▶ Exercise aim: Would you transcribe the whole listing exactly, minus its pictures?

>> Start Data segment

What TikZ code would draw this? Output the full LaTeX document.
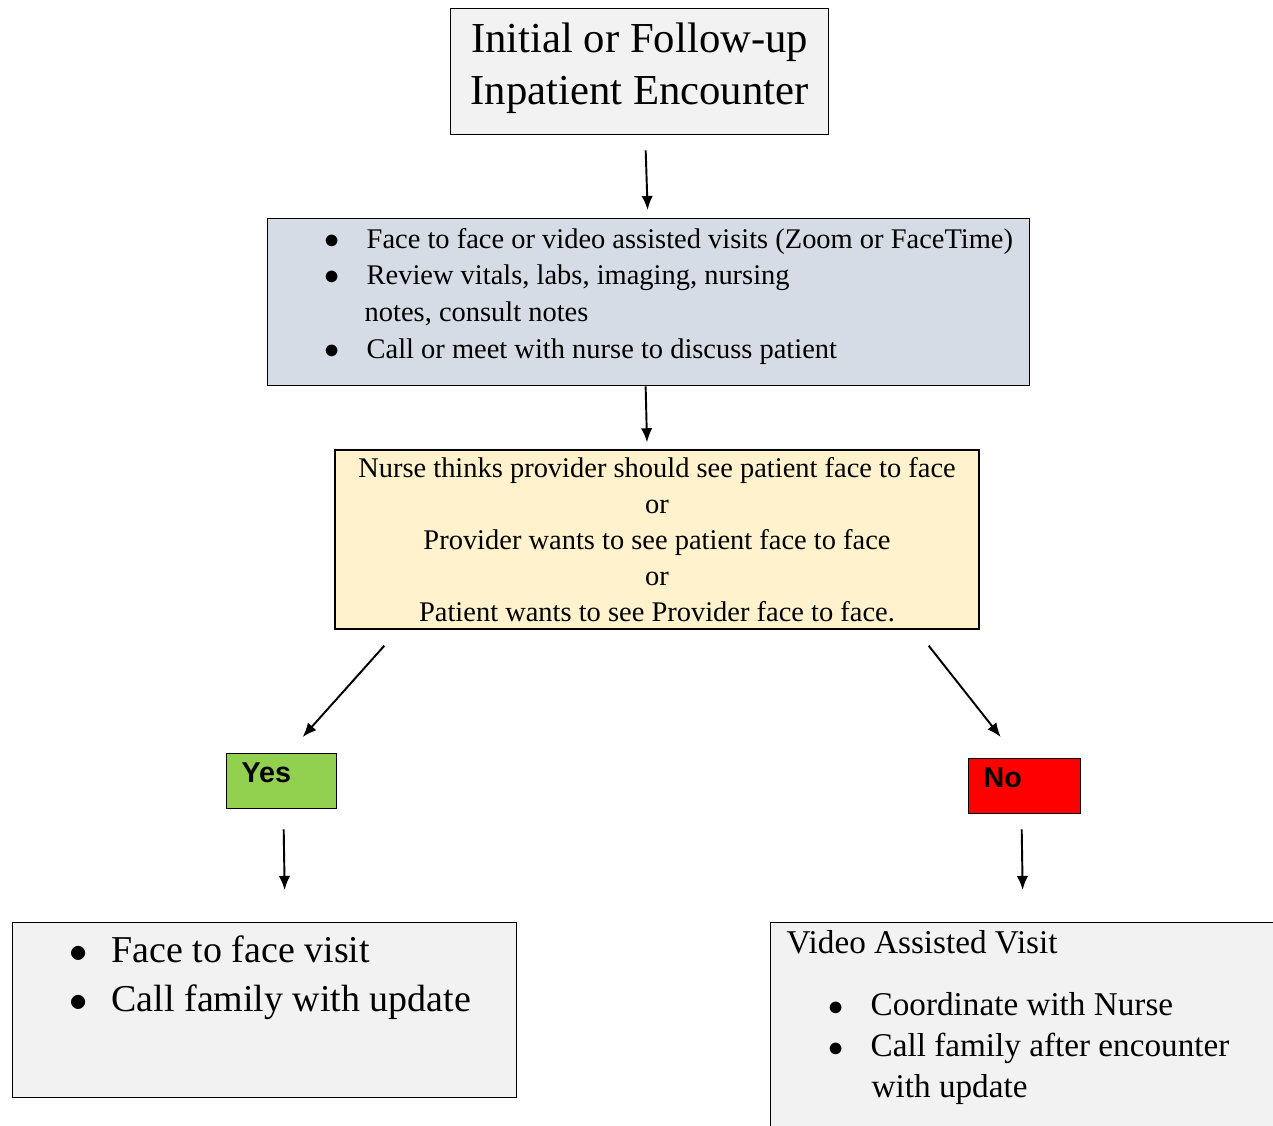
\documentclass[tikz,border=0pt]{standalone}
\usepackage{fontspec}
\setmainfont{Liberation Serif}
\setsansfont{Liberation Sans}
\usetikzlibrary{arrows.meta,calc}

\definecolor{boxgray}{HTML}{F2F2F2}
\definecolor{boxblue}{HTML}{D6DCE5}
\definecolor{boxyellow}{HTML}{FFF2CC}
\definecolor{yesgreen}{HTML}{92D050}
\definecolor{nored}{HTML}{FF0000}

% bullet item and top-aligned box content
\newcommand{\itm}[1]{\makebox[0.84cm][l]{$\bullet$}#1}
\newcommand{\panel}[4]{\parbox[t][#2][t]{#1}{\vspace*{#3}\strut#4}}

\tikzset{
  box/.style={draw, line width=0.8pt, inner sep=0pt},
  flow/.style={line width=1.1pt, -{Latex[length=8pt,width=6.5pt]}},
  tag/.style={box, font=\sffamily\bfseries\fontsize{16.3}{19}\selectfont}
}

\begin{document}
\begin{tikzpicture}[x=0.02cm, y=-0.02cm]
    \useasboundingbox (0,0) rectangle (1273,1125);
    \clip (0,0) rectangle (1273,1125);

    % Boxes
    \node[box, fill=boxgray, anchor=north west, font=\fontsize{24.3}{29.5}\selectfont] (start) at (450,8)
          {\panel{7.56cm}{2.52cm}{4.2pt}{\centering Initial or Follow-up\\Inpatient Encounter}};
    \node[box, fill=boxblue, anchor=north west, font=\fontsize{16.2}{21}\selectfont] (review) at (267,218)
          {\panel{15.24cm}{3.34cm}{2pt}{\hspace*{1.14cm}\itm{Face to face or video assisted visits (Zoom or FaceTime)}\\
           \hspace*{1.14cm}\itm{Review vitals, labs, imaging, nursing}\\
           \hspace*{1.94cm}notes, consult notes\\
           \hspace*{1.14cm}\itm{Call or meet with nurse to discuss patient}}};
    \node[box, fill=boxyellow, minimum width=12.88cm, minimum height=3.58cm, align=center,
          font=\fontsize{16.2}{20.4}\selectfont] (cond) at (657,539.5)
          {Nurse thinks provider should see patient face to face\\or\\
           Provider wants to see patient face to face\\or\\
           Patient wants to see Provider face to face.};
    \node[tag, fill=yesgreen, anchor=north west] (yes) at (226,753)
          {\panel{2.2cm}{1.1cm}{3.1pt}{\hspace*{0.3cm}Yes}};
    \node[tag, fill=nored, anchor=north west] (no) at (968,758)
          {\panel{2.24cm}{1.1cm}{3.1pt}{\hspace*{0.3cm}No}};
    \node[box, fill=boxgray, anchor=north west, font=\fontsize{21.6}{28.3}\selectfont] (visit) at (12,922)
          {\panel{10.08cm}{3.5cm}{2.6pt}{\hspace*{1.14cm}\itm{Face to face visit}\\
           \hspace*{1.14cm}\itm{Call family with update}}};
    \node[box, fill=boxgray, anchor=north west, font=\fontsize{18.9}{23.5}\selectfont] (video) at (770,922)
          {\panel{10.4cm}{4.4cm}{1.1pt}{\hspace*{0.32cm}Video Assisted Visit\\[11.7pt]
           \hspace*{1.16cm}\itm{Coordinate with Nurse}\\
           \hspace*{1.16cm}\itm{Call family after encounter}\\
           \hspace*{2.02cm}with update}};

    % Arrows
    \draw[flow] ($(start.south)+(6,15)$) -- ($(review.north)+(-1,-8)$);
    \draw[flow] ($(review.south)+(-3,0)$) -- ($(cond.north)+(-10,-7)$);
    \draw[flow] ($(cond.south west)+(50,16)$) -- ($(yes.north)+(21,-16)$);
    \draw[flow] ($(cond.south east)+(-51,16)$) -- ($(no.north)+(-24,-21)$);
    \draw[flow] ($(yes.south)+(2,20)$) -- ($(visit.north)+(20,-32)$);
    \draw[flow] ($(no.south)+(-3,15)$) -- ($(video.north)+(-8,-32)$);
\end{tikzpicture}
\end{document}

>> End Data segment

▶ Written answer:
What TikZ code would draw this? Output the full LaTeX document.
\documentclass[tikz,border=0pt]{standalone}
\usepackage{fontspec}
\setmainfont{Liberation Serif}
\setsansfont{Liberation Sans}
\usetikzlibrary{arrows.meta,calc}

\definecolor{boxgray}{HTML}{F2F2F2}
\definecolor{boxblue}{HTML}{D6DCE5}
\definecolor{boxyellow}{HTML}{FFF2CC}
\definecolor{yesgreen}{HTML}{92D050}
\definecolor{nored}{HTML}{FF0000}

% bullet item and top-aligned box content
\newcommand{\itm}[1]{\makebox[0.84cm][l]{$\bullet$}#1}
\newcommand{\panel}[4]{\parbox[t][#2][t]{#1}{\vspace*{#3}\strut#4}}

\tikzset{
  box/.style={draw, line width=0.8pt, inner sep=0pt},
  flow/.style={line width=1.1pt, -{Latex[length=8pt,width=6.5pt]}},
  tag/.style={box, font=\sffamily\bfseries\fontsize{16.3}{19}\selectfont}
}

\begin{document}
\begin{tikzpicture}[x=0.02cm, y=-0.02cm]
    \useasboundingbox (0,0) rectangle (1273,1125);
    \clip (0,0) rectangle (1273,1125);

    % Boxes
    \node[box, fill=boxgray, anchor=north west, font=\fontsize{24.3}{29.5}\selectfont] (start) at (450,8)
          {\panel{7.56cm}{2.52cm}{4.2pt}{\centering Initial or Follow-up\\Inpatient Encounter}};
    \node[box, fill=boxblue, anchor=north west, font=\fontsize{16.2}{21}\selectfont] (review) at (267,218)
          {\panel{15.24cm}{3.34cm}{2pt}{\hspace*{1.14cm}\itm{Face to face or video assisted visits (Zoom or FaceTime)}\\
           \hspace*{1.14cm}\itm{Review vitals, labs, imaging, nursing}\\
           \hspace*{1.94cm}notes, consult notes\\
           \hspace*{1.14cm}\itm{Call or meet with nurse to discuss patient}}};
    \node[box, fill=boxyellow, minimum width=12.88cm, minimum height=3.58cm, align=center,
          font=\fontsize{16.2}{20.4}\selectfont] (cond) at (657,539.5)
          {Nurse thinks provider should see patient face to face\\or\\
           Provider wants to see patient face to face\\or\\
           Patient wants to see Provider face to face.};
    \node[tag, fill=yesgreen, anchor=north west] (yes) at (226,753)
          {\panel{2.2cm}{1.1cm}{3.1pt}{\hspace*{0.3cm}Yes}};
    \node[tag, fill=nored, anchor=north west] (no) at (968,758)
          {\panel{2.24cm}{1.1cm}{3.1pt}{\hspace*{0.3cm}No}};
    \node[box, fill=boxgray, anchor=north west, font=\fontsize{21.6}{28.3}\selectfont] (visit) at (12,922)
          {\panel{10.08cm}{3.5cm}{2.6pt}{\hspace*{1.14cm}\itm{Face to face visit}\\
           \hspace*{1.14cm}\itm{Call family with update}}};
    \node[box, fill=boxgray, anchor=north west, font=\fontsize{18.9}{23.5}\selectfont] (video) at (770,922)
          {\panel{10.4cm}{4.4cm}{1.1pt}{\hspace*{0.32cm}Video Assisted Visit\\[11.7pt]
           \hspace*{1.16cm}\itm{Coordinate with Nurse}\\
           \hspace*{1.16cm}\itm{Call family after encounter}\\
           \hspace*{2.02cm}with update}};

    % Arrows
    \draw[flow] ($(start.south)+(6,15)$) -- ($(review.north)+(-1,-8)$);
    \draw[flow] ($(review.south)+(-3,0)$) -- ($(cond.north)+(-10,-7)$);
    \draw[flow] ($(cond.south west)+(50,16)$) -- ($(yes.north)+(21,-16)$);
    \draw[flow] ($(cond.south east)+(-51,16)$) -- ($(no.north)+(-24,-21)$);
    \draw[flow] ($(yes.south)+(2,20)$) -- ($(visit.north)+(20,-32)$);
    \draw[flow] ($(no.south)+(-3,15)$) -- ($(video.north)+(-8,-32)$);
\end{tikzpicture}
\end{document}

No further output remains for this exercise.